How EHRs can help reduce violence against ED nurses

Workplace violence against nurses and healthcare workers has increased at rates that experts say are "alarming." Often, rates of violence are even higher for healthcare professionals who work in emergency departments, but new technology may be able to reduce these instances.   

Using machine learning technology, researchers trained models on electronic health record data to build a tool that helps detect signs of violence before it occurs. The training dataset included 1,215 workplace violence cases and 6,044 nonviolence cases.

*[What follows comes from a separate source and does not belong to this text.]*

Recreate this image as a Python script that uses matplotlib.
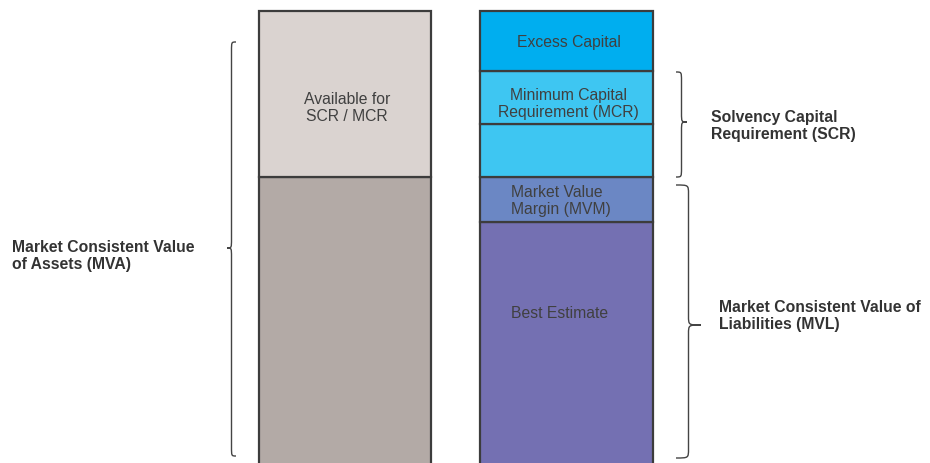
import matplotlib
matplotlib.use("Agg")
import matplotlib.pyplot as plt
from matplotlib.path import Path
from matplotlib.patches import PathPatch

plt.rcParams['font.family'] = ['Liberation Sans', 'DejaVu Sans']

# balance sheet blocks, stacked bottom to top
asset_labels = ["", "Available for\nSCR / MCR"]
asset_values = [295, 166]
asset_colors = ["#b3aaa6", "#dad3d0"]

liab_labels = ["Best Estimate", "Market Value\nMargin (MVM)", "",
               "Minimum Capital\nRequirement (MCR)", "Excess Capital"]
liab_values = [250, 45, 53, 53, 60]
liab_colors = ["#7470b2", "#6b87c4", "#3ec6f2", "#3ec6f2", "#00aeef"]

fig = plt.figure(figsize=(9.3, 4.63), dpi=100)
ax = fig.add_axes([0, 0, 1, 1])
ax.set_xlim(0, 930)
ax.set_ylim(9, 472)
ax.axis('off')

edge = "#3c3c3c"
txt = "#404040"


def stack(x, w, values, colors, labels, offsets, lefts):
    bottom = 0
    for v, c, lab, dy, lx in zip(values, colors, labels, offsets, lefts):
        ax.bar(x, v, width=w, bottom=bottom, color=c, edgecolor=edge,
               linewidth=1.6, align="edge")
        if lab:
            if lx is None:
                tx, ha = x + w / 2 + 2, "center"
            else:
                tx, ha = x + lx, "left"
            ax.text(tx, bottom + v / 2 + dy, lab, ha=ha, va="center",
                    fontsize=11.3, color=txt, linespacing=1.22)
        bottom += v


stack(259, 172, asset_values, asset_colors, asset_labels,
      [0, -14], [None, None])
stack(480, 173, liab_values, liab_colors, liab_labels,
      [34, -1.5, 0, -6.5, -1], [31, 31, None, None, None])


def brace(x, y0, y1, ym, w, q=9):
    # x: end of the arms, w: signed depth towards the tip
    s = x + w / 2
    t = x + w
    verts = [(x, y1), (s, y1), (s, y1), (s, y1 - q),
             (s, ym + q),
             (s, ym), (s, ym), (t, ym),
             (s, ym), (s, ym), (s, ym - q),
             (s, y0 + q),
             (s, y0), (s, y0), (x, y0)]
    codes = [Path.MOVETO, Path.CURVE4, Path.CURVE4, Path.CURVE4,
             Path.LINETO,
             Path.CURVE4, Path.CURVE4, Path.CURVE4,
             Path.CURVE4, Path.CURVE4, Path.CURVE4,
             Path.LINETO,
             Path.CURVE4, Path.CURVE4, Path.CURVE4]
    ax.add_patch(PathPatch(Path(verts, codes), facecolor="none",
                           edgecolor="#444444", linewidth=1.0))


H = 472
brace(236, H - 456, H - 42, H - 248, -9)
brace(676, H - 177, H - 72, H - 122, 11)
brace(676, H - 458, H - 185, H - 325, 25)

bold = dict(fontsize=11.3, fontweight="bold", color="#333333",
            va="center", ha="left", linespacing=1.22)
ax.text(12, H - 256, "Market Consistent Value\nof Assets (MVA)", **bold)
ax.text(711, H - 126, "Solvency Capital\nRequirement (SCR)", **bold)
ax.text(719, H - 316, "Market Consistent Value of\nLiabilities (MVL)", **bold)

fig.savefig("out.png", dpi=100)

The research published in the May 2023 issue of the Journal of Emergency Nursing found that the model was able to achieve a 95 percent confidence rate in predicting workplace violence based on emergency department visit and stay factors. 

"The strongest predictor of risk of WPV was patient dissatisfaction, followed by high average daily length of stay, high daily number of patients, and symptoms of psychiatric disorders," researchers wrote of their findings. 

The study is one of several workplace violence research efforts featured in the Journal of Emergency Nursing's May 2023 issue, a topic that the Emergency Nursing Association dedicated the entire issue to, according to a May 9 press release.

"Workplace violence takes its toll on not only the people who are assaulted but also on the culture and operation of the entire ED," Gordon Gillespie, PhD, DNP, RN, said in a statement.  "Each paper provides perspective and data for others to consider as they implement measures in their own EDs and promote a culture of increased safety and security for their coworkers and their patients."